Reporting and Analytics
Client reporting should be automated as much as possible. The key metrics every client expects to see:
- Connection requests sent vs. accepted (with acceptance rate trend)
- Messages sent vs. replies received (with response rate trend)
- Positive responses and meetings booked
- Pipeline value generated (requires CRM integration)
- Account health score
Pricing Models That Work
The three pricing models that scale best for LinkedIn outreach agencies:
Per-seat monthly retainer ($500-$1,500/account/month): The most common model. Includes a set number of connection requests and messages per day, plus campaign management. Works well for SMB clients.
Performance hybrid ($300-$800 base + $50-$150 per qualified meeting): Lower base fee with performance incentives. Aligns agency and client interests. Requires clear definition of "qualified meeting."

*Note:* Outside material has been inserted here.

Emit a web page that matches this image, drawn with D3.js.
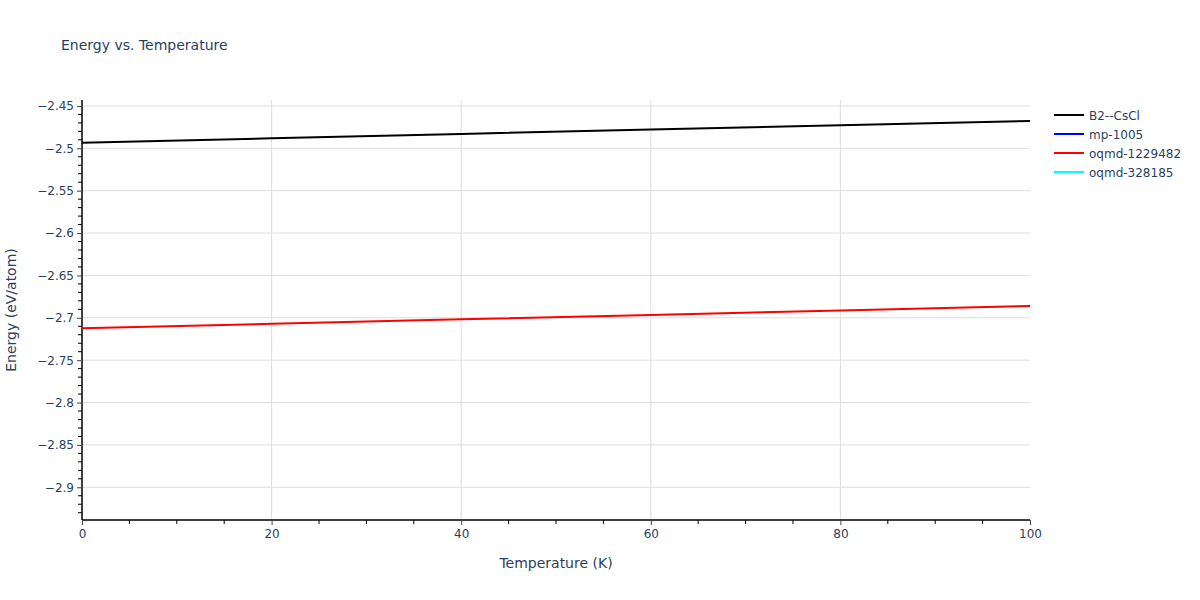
<!DOCTYPE html>
<html>
<head>
<meta charset="utf-8">
<script src="https://cdn.jsdelivr.net/npm/d3@7"></script>
<style>
  html, body { margin: 0; padding: 0; background: #fff; }
  svg { display: block; font-family: "DejaVu Sans", Verdana, sans-serif; }
</style>
</head>
<body>
<svg id="chart" width="1200" height="600"></svg>
<script>
// ---- data ----
const temperatures = [0, 20, 40, 60, 80, 100];
const seriesNames = ["B2--CsCl", "mp-1005", "oqmd-1229482", "oqmd-328185"];
const seriesColors = ["#000000", "#0000ff", "#ff0000", "#00ffff"];
const b2CsCl = [-2.4935, -2.4882, -2.4830, -2.4778, -2.4728, -2.4678];
const mp1005 = [];
const oqmd1229482 = [-2.7122, -2.7071, -2.7018, -2.6968, -2.6913, -2.6860];
const oqmd328185 = [];
const xTicks = [0, 20, 40, 60, 80, 100];
const yTicks = [-2.9, -2.85, -2.8, -2.75, -2.7, -2.65, -2.6, -2.55, -2.5, -2.45];

const seriesValues = [b2CsCl, mp1005, oqmd1229482, oqmd328185];

// ---- layout ----
const svg = d3.select("#chart");
const margin = { left: 82, right: 1030, top: 100, bottom: 520 };
const textColor = "#2a3f5f";

const x = d3.scaleLinear().domain([0, 100]).range([margin.left, margin.right]);
const y = d3.scaleLinear().domain([-2.9386, -2.443]).range([margin.bottom, margin.top]);

// grid
const grid = svg.append("g");
grid.selectAll(".gx").data(xTicks.filter(d => d > 0 && d < 100)).enter().append("line")
  .attr("x1", d => x(d)).attr("x2", d => x(d))
  .attr("y1", margin.top).attr("y2", margin.bottom)
  .attr("stroke", "#dedede").attr("stroke-width", 1);
grid.selectAll(".gy").data(yTicks).enter().append("line")
  .attr("x1", margin.left).attr("x2", margin.right)
  .attr("y1", d => y(d)).attr("y2", d => y(d))
  .attr("stroke", "#dedede").attr("stroke-width", 1);

// minor ticks
const xMinor = d3.range(0, 100.001, 5).filter(v => v % 20 !== 0);
const yMinor = d3.range(-2.93, -2.4435, 0.01).filter(v => Math.abs(Math.round(v * 20) - v * 20) > 1e-6);

const xAxis = d3.axisBottom(x).tickValues(xTicks).tickSize(5).tickPadding(4).tickFormat(d3.format("d"));
const yAxis = d3.axisLeft(y).tickValues(yTicks).tickSize(5).tickPadding(3)
  .tickFormat(d => d3.format("")(d).replace("-", "\u2212"));

const gx = svg.append("g").attr("transform", `translate(0,${margin.bottom})`).call(xAxis);
gx.selectAll(".tick").append("line").remove();
gx.append("g").selectAll("line").data(xMinor).enter().append("line")
  .attr("x1", d => x(d)).attr("x2", d => x(d)).attr("y1", 0).attr("y2", 4)
  .attr("stroke", "#000");

const gy = svg.append("g").attr("transform", `translate(${margin.left},0)`).call(yAxis);
gy.append("g").selectAll("line").data(yMinor).enter().append("line")
  .attr("y1", d => y(d)).attr("y2", d => y(d)).attr("x1", 0).attr("x2", -4)
  .attr("stroke", "#000");

[gx, gy].forEach(g => {
  g.select(".domain").attr("stroke", "#000").attr("stroke-width", 1.5);
  g.selectAll(".tick line").attr("stroke", "#444");
  g.selectAll(".tick text").attr("fill", textColor).attr("font-size", 12)
    .attr("font-family", "\"DejaVu Sans\", Verdana, sans-serif");
});
gy.select(".domain").attr("d", `M0,${margin.top}V${margin.bottom}`);
gx.select(".domain").attr("d", `M${margin.left},0H${margin.right}`);

// lines
const line = d3.line().x((d, i) => x(temperatures[i])).y(d => y(d));
seriesValues.forEach((vals, i) => {
  if (!vals.length) return;
  svg.append("path").datum(vals)
    .attr("d", line).attr("fill", "none")
    .attr("stroke", seriesColors[i]).attr("stroke-width", 2);
});

// title
svg.append("text").attr("x", 61).attr("y", 50).text("Energy vs. Temperature")
  .attr("fill", textColor).attr("font-size", 14);

// axis titles
svg.append("text").attr("x", (margin.left + margin.right) / 2).attr("y", 568)
  .attr("text-anchor", "middle").attr("fill", textColor).attr("font-size", 14)
  .text("Temperature (K)");
svg.append("text").attr("transform", `translate(16,${(margin.top + margin.bottom) / 2}) rotate(-90)`)
  .attr("text-anchor", "middle").attr("fill", textColor).attr("font-size", 14)
  .text("Energy (eV/atom)");

// legend
const legend = svg.append("g").attr("transform", "translate(1054,115)");
seriesNames.forEach((name, i) => {
  const g = legend.append("g").attr("transform", `translate(0,${i * 19})`);
  g.append("line").attr("x1", 0).attr("x2", 30).attr("y1", 0).attr("y2", 0)
    .attr("stroke", seriesColors[i]).attr("stroke-width", 2);
  g.append("text").attr("x", 35).attr("y", 4.5).text(name)
    .attr("fill", textColor).attr("font-size", 12);
});
</script>
</body>
</html>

Enterprise tiered ($3,000-$10,000/month for 5-20 accounts): Volume discounts for larger clients. Includes dedicated account management and custom reporting. Higher margins due to operational efficiencies.
Risk Management
Even with perfect operations, account restrictions will occasionally happen. The key is having a response protocol:
- Immediate pause: Stop all automation on the affected account within minutes
- Client notification: Transparent communication within 2 hours
- Root cause analysis: Determine whether the restriction was caused by rate limits, content, IP issues, or LinkedIn algorithm changes
- Recovery plan: Most restrictions can be appealed. Submit the appeal within 24 hours with a clear explanation
- System-wide check: Review all other accounts for similar risk indicators
Agencies using Infonet's platform benefit from built-in safety monitoring that catches 93% of potential issues before they result in restrictions, dramatically reducing the operational burden of risk management.
Scaling Beyond LinkedIn
The most successful agencies in 2026 do not offer LinkedIn outreach in isolation. They combine it with:
- Email outreach: Using tools like Instantly or Smartlead for complementary email sequences
- Content creation: Ghost-writing LinkedIn posts for clients to build authority and warm up prospects
- LinkedIn Ads management: Retargeting prospects who engaged with outreach but did not convert
- CRM management: Ensuring all outreach data flows into the client's CRM with proper attribution
This multi-service approach increases average client value from $1,000/month to $3,000-$5,000/month while improving results through channel synergy.